§ What is required
Leave out the pictures and restate the rest of the data exactly.

§ Information shown
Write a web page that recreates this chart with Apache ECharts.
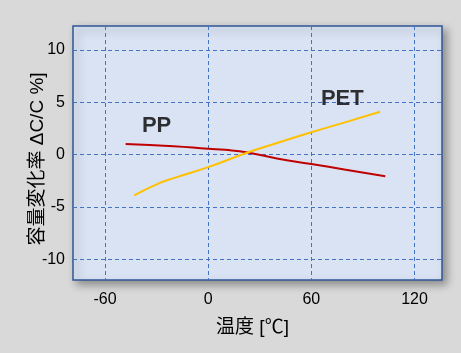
<!DOCTYPE html>
<html>
<head>
<meta charset="utf-8">
<script src="https://cdn.jsdelivr.net/npm/echarts@6/dist/echarts.min.js"></script>
<style>
  html, body { margin: 0; padding: 0; background: #d9d9d9; }
  #chart { width: 461px; height: 353px; }
</style>
</head>
<body>
<div id="chart"></div>
<script>
// data
var xTicks = [-60, 0, 60, 120]
var yTicks = [-10, -5, 0, 5, 10]
var ppData = [[-48, 1.0], [-20, 0.8], [0, 0.55], [10, 0.45], [23, 0.2], [40, -0.38], [60, -0.9], [80, -1.45], [103, -2.07]]
var petData = [[-43, -3.9], [-30, -2.85], [-20, -2.25], [0, -1.2], [23, 0.2], [40, 1.1], [60, 2.13], [80, 3.1], [100, 4.1]]
var seriesLabels = [['PP', -30, 2.7], ['PET', 78, 5.3]]

var chart = echarts.init(document.getElementById('chart'))
var font = '"Liberation Sans", Arial, sans-serif'
var cjk = '"Liberation Sans", "Noto Sans CJK JP", sans-serif'

var option = {
  backgroundColor: '#d9d9d9',
  animation: false,
  grid: {
    left: 73, top: 26, right: 19, bottom: 73,
    show: true,
    backgroundColor: '#dae3f3',
    borderColor: '#2f5597',
    borderWidth: 1.5,
    shadowColor: 'rgba(0,0,0,0.35)',
    shadowBlur: 8,
    shadowOffsetX: 4,
    shadowOffsetY: 4
  },
  xAxis: {
    type: 'value',
    min: -78.6,
    max: 136,
    name: '温度 [℃]',
    nameLocation: 'middle',
    nameGap: 38,
    nameMoveOverlap: false,
    nameTextStyle: { fontSize: 19, color: '#000', fontFamily: cjk, padding: [0, 10, 0, 0] },
    axisLine: { show: false },
    axisTick: { show: false, customValues: xTicks },
    axisLabel: { customValues: xTicks, fontSize: 16, color: '#000', margin: 12, fontFamily: font },
    splitLine: { show: true, lineStyle: { color: '#4472c4', type: [4, 3], width: 1 } }
  },
  yAxis: {
    type: 'value',
    min: -12,
    max: 12.3,
    name: '容量変化率 ΔC/C %]',
    nameLocation: 'middle',
    nameGap: 26,
    nameMoveOverlap: false,
    nameTextStyle: { fontSize: 19, color: '#000', fontFamily: cjk, padding: [0, 12, 0, 0] },
    axisLine: { show: false },
    axisTick: { show: false, customValues: yTicks },
    axisLabel: { customValues: yTicks, fontSize: 16, color: '#000', margin: 8, fontFamily: font },
    splitLine: { show: true, lineStyle: { color: '#4472c4', type: [4, 3], width: 1 } }
  },
  series: [
    {
      name: 'PP',
      type: 'line',
      data: ppData,
      smooth: true,
      showSymbol: false,
      lineStyle: { color: '#c00000', width: 2 }
    },
    {
      name: 'PET',
      type: 'line',
      data: petData,
      smooth: true,
      showSymbol: false,
      lineStyle: { color: '#ffc000', width: 2 }
    },
    {
      type: 'scatter',
      symbolSize: 0,
      data: seriesLabels.map(function (d) { return { value: [d[1], d[2]], name: d[0] } }),
      label: {
        show: true,
        position: 'inside',
        formatter: '{b}',
        fontSize: 22,
        fontWeight: 'bold',
        color: '#000',
        textBorderWidth: 0,
        fontFamily: font
      }
    }
  ]
}
chart.setOption(option)
</script>
</body>
</html>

§ Written solution
Write a web page that recreates this chart with Apache ECharts.
<!DOCTYPE html>
<html>
<head>
<meta charset="utf-8">
<script src="https://cdn.jsdelivr.net/npm/echarts@6/dist/echarts.min.js"></script>
<style>
  html, body { margin: 0; padding: 0; background: #d9d9d9; }
  #chart { width: 461px; height: 353px; }
</style>
</head>
<body>
<div id="chart"></div>
<script>
// data
var xTicks = [-60, 0, 60, 120]
var yTicks = [-10, -5, 0, 5, 10]
var ppData = [[-48, 1.0], [-20, 0.8], [0, 0.55], [10, 0.45], [23, 0.2], [40, -0.38], [60, -0.9], [80, -1.45], [103, -2.07]]
var petData = [[-43, -3.9], [-30, -2.85], [-20, -2.25], [0, -1.2], [23, 0.2], [40, 1.1], [60, 2.13], [80, 3.1], [100, 4.1]]
var seriesLabels = [['PP', -30, 2.7], ['PET', 78, 5.3]]

var chart = echarts.init(document.getElementById('chart'))
var font = '"Liberation Sans", Arial, sans-serif'
var cjk = '"Liberation Sans", "Noto Sans CJK JP", sans-serif'

var option = {
  backgroundColor: '#d9d9d9',
  animation: false,
  grid: {
    left: 73, top: 26, right: 19, bottom: 73,
    show: true,
    backgroundColor: '#dae3f3',
    borderColor: '#2f5597',
    borderWidth: 1.5,
    shadowColor: 'rgba(0,0,0,0.35)',
    shadowBlur: 8,
    shadowOffsetX: 4,
    shadowOffsetY: 4
  },
  xAxis: {
    type: 'value',
    min: -78.6,
    max: 136,
    name: '温度 [℃]',
    nameLocation: 'middle',
    nameGap: 38,
    nameMoveOverlap: false,
    nameTextStyle: { fontSize: 19, color: '#000', fontFamily: cjk, padding: [0, 10, 0, 0] },
    axisLine: { show: false },
    axisTick: { show: false, customValues: xTicks },
    axisLabel: { customValues: xTicks, fontSize: 16, color: '#000', margin: 12, fontFamily: font },
    splitLine: { show: true, lineStyle: { color: '#4472c4', type: [4, 3], width: 1 } }
  },
  yAxis: {
    type: 'value',
    min: -12,
    max: 12.3,
    name: '容量変化率 ΔC/C %]',
    nameLocation: 'middle',
    nameGap: 26,
    nameMoveOverlap: false,
    nameTextStyle: { fontSize: 19, color: '#000', fontFamily: cjk, padding: [0, 12, 0, 0] },
    axisLine: { show: false },
    axisTick: { show: false, customValues: yTicks },
    axisLabel: { customValues: yTicks, fontSize: 16, color: '#000', margin: 8, fontFamily: font },
    splitLine: { show: true, lineStyle: { color: '#4472c4', type: [4, 3], width: 1 } }
  },
  series: [
    {
      name: 'PP',
      type: 'line',
      data: ppData,
      smooth: true,
      showSymbol: false,
      lineStyle: { color: '#c00000', width: 2 }
    },
    {
      name: 'PET',
      type: 'line',
      data: petData,
      smooth: true,
      showSymbol: false,
      lineStyle: { color: '#ffc000', width: 2 }
    },
    {
      type: 'scatter',
      symbolSize: 0,
      data: seriesLabels.map(function (d) { return { value: [d[1], d[2]], name: d[0] } }),
      label: {
        show: true,
        position: 'inside',
        formatter: '{b}',
        fontSize: 22,
        fontWeight: 'bold',
        color: '#000',
        textBorderWidth: 0,
        fontFamily: font
      }
    }
  ]
}
chart.setOption(option)
</script>
</body>
</html>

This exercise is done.